Sen. Marco Rubio (R-Fla.), a former Republican presidential candidate, called this week for the party to rebrand to include multiple races and focus on working-class voters.
“I think the future of the Republican Party is as a multiethnic, multiracial, working-class party,” Rubio said during a recent virtual appearance on Fox News’ “Hannity.”
“And what I mean by working-class party is normal, everyday people who don’t want to live in a city where there is no police department, where people rampage through the streets every time they are upset about something, where their kids are afraid that they’re going to fail a college course unless they agree with their crazy professor, where they are afraid to speak out on what they believe on some issue because they might get fired from their job or they are going to be called a racist because they wear a MAGA hat or have a sticker on their car.”
MAGA stands for “Make America Great Again,” President Donald Trump’s campaign slogan.
This year, Trump gained more votes from blacks, Hispanics, and Asians than he received in 2016, according to exit polls. Voters in those categories cited the president’s strong positions on immigration and criminal justice reforms, among other issues.
In an interview with Axios, Rubio noted how Republicans have traditionally been tied to big business.

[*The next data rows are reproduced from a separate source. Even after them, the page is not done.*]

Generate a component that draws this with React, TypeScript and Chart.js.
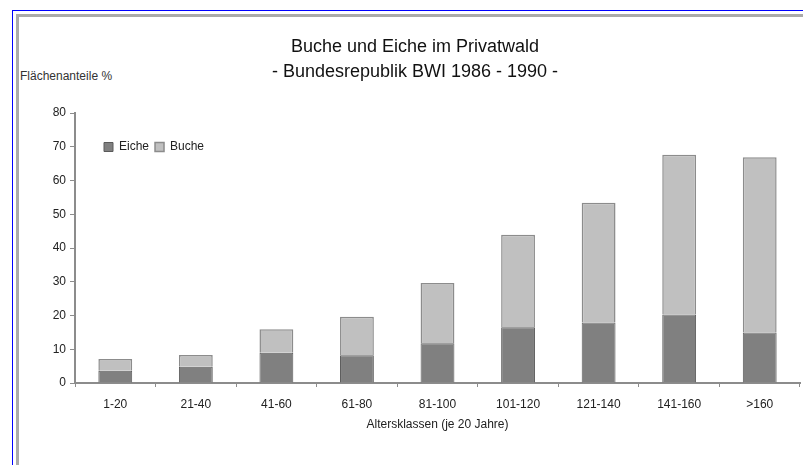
import React, { useEffect, useRef } from 'react';
import { Chart, registerables } from 'chart.js';

Chart.register(...registerables);

const categories = ['1-20', '21-40', '41-60', '61-80', '81-100', '101-120', '121-140', '141-160', '>160'];
const eiche = [3.6, 4.8, 9.0, 8.2, 11.8, 16.5, 17.9, 20.3, 15.0];
const buche = [3.5, 3.5, 6.9, 11.4, 17.8, 27.4, 35.5, 47.3, 51.9];
const yTickValues = [0, 10, 20, 30, 40, 50, 60, 70, 80];
const titleLines = ['Buche und Eiche im Privatwald', '- Bundesrepublik BWI 1986 - 1990 -'];
const seriesNames = ['Eiche', 'Buche'];
const yAxisLabel = 'Flächenanteile %';
const xAxisLabel = 'Altersklassen (je 20 Jahre)';

const FONT = '"Liberation Sans", Arial, sans-serif';

export default function App() {
  const canvasRef = useRef<HTMLCanvasElement | null>(null);

  useEffect(() => {
    if (!canvasRef.current) return;
    const legendInPlot = {
      id: 'legendInPlot',
      beforeLayout(chart: any) {
        const l = chart.legend;
        if (l) l.isHorizontal = () => true;
      },
      afterLayout(chart: any) {
        const l = chart.legend;
        const ca = chart.chartArea;
        if (l && ca) {
          const w = l.width;
          const h = l.height;
          l.left = ca.left + 23;
          l.right = l.left + w;
          l.top = ca.top + 22;
          l.bottom = l.top + h;
        }
      },
    };
    const chart = new Chart(canvasRef.current, {
      type: 'bar',
      data: {
        labels: categories,
        datasets: [
          {
            label: seriesNames[0],
            data: eiche,
            backgroundColor: '#808080',
            borderColor: '#5a5a5a',
            borderWidth: 1,
            barPercentage: 0.42,
            categoryPercentage: 1,
          },
          {
            label: seriesNames[1],
            data: buche,
            backgroundColor: '#c0c0c0',
            borderColor: '#8c8c8c',
            borderWidth: 1.5,
            barPercentage: 0.42,
            categoryPercentage: 1,
          },
        ],
      },
      options: {
        animation: false,
        responsive: false,
        devicePixelRatio: 1,
        layout: { padding: { left: 30, right: 3, top: 10, bottom: 32.8 } },
        font: { family: FONT },
        plugins: {
          title: {
            display: true,
            text: titleLines,
            color: '#111',
            font: { family: FONT, size: 18, weight: 'normal', lineHeight: 1.4 },
            padding: { top: 24.4, bottom: 28.2 },
          },
          legend: {
            position: 'chartArea',
            align: 'start',
            labels: {
              boxWidth: 9,
              boxHeight: 9,
              padding: 6,
              color: '#222',
              font: { family: FONT, size: 12 },
            },
          },
          tooltip: { enabled: false },
        },
        scales: {
          x: {
            stacked: true,
            afterFit: (s: any) => { s.height = 49.2; },
            border: { display: true, color: '#8c8c8c', width: 2 },
            grid: { display: true, drawOnChartArea: false, drawTicks: true, tickLength: 4, color: '#8c8c8c', offset: true },
            ticks: { color: '#222', padding: 10, font: { family: FONT, size: 12 }, maxRotation: 0, autoSkip: false },
            title: {
              display: true,
              text: xAxisLabel,
              color: '#222',
              font: { family: FONT, size: 12, lineHeight: 1.2 },
              padding: { top: 6.4, bottom: 0 },
            },
          },
          y: {
            stacked: true,
            min: 0,
            max: 80,
            afterFit: (s: any) => { s.width = 45; },
            afterBuildTicks: (s: any) => { s.ticks = yTickValues.map((v) => ({ value: v })); },
            border: { display: true, color: '#8c8c8c', width: 2 },
            grid: { display: true, drawOnChartArea: false, drawTicks: true, tickLength: 5, color: '#8c8c8c' },
            ticks: { color: '#222', padding: 4, font: { family: FONT, size: 12 } },
          },
        },
      },
      plugins: [legendInPlot],
    } as any);
    return () => chart.destroy();
  }, []);

  return (
    <div style={{ position: 'absolute', left: 0, top: 0, width: 803, height: 465, background: '#fff', overflow: 'hidden' }}>
      <div style={{ position: 'absolute', left: 12, top: 10, width: 800, height: 460, borderLeft: '1px solid #0000ff', borderTop: '1px solid #0000ff' }} />
      <div style={{ position: 'absolute', left: 16, top: 14, width: 800, height: 460, borderLeft: '3px solid #aaaaaa', borderTop: '3px solid #aaaaaa' }} />
      <div style={{ position: 'absolute', left: 20, top: 69, fontFamily: FONT, fontSize: 12, lineHeight: '14px', color: '#333', whiteSpace: 'nowrap' }}>{yAxisLabel}</div>
      <canvas ref={canvasRef} width={803} height={465} style={{ position: 'absolute', left: 0, top: 0, width: 803, height: 465 }} />
    </div>
  );
}
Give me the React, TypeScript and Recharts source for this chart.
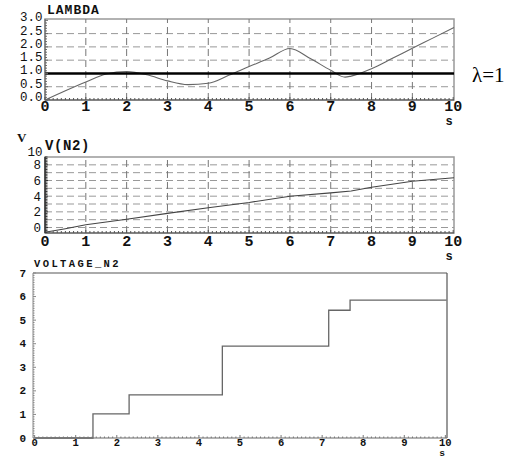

“But the free market exists to serve our people. Our people don’t exist to serve the free market,” he said, adding that working-class Americans oppose big businesses “that only care about how their shares are performing, even if it’s based on moving production overseas for cheaper labor.
“They’re very suspicious, quite frankly, dismissive of elites at every level. And, obviously, that’s a powerful sentiment,” he added.
Andrew Yang, a former presidential candidate, said last week that working-class Americans flinched when they learned he was a Democrat on the campaign trail.
“There is something deeply wrong when working-class Americans have that response to a major party that theoretically is supposed to be fighting for them,” he said.
“In their minds, the Democratic Party unfortunately has taken on this role of the coastal urban elites who are more concerned about policing various cultural issues than improving their way of life that has been declining for years.
“This to me is a fundamental problem for the party.”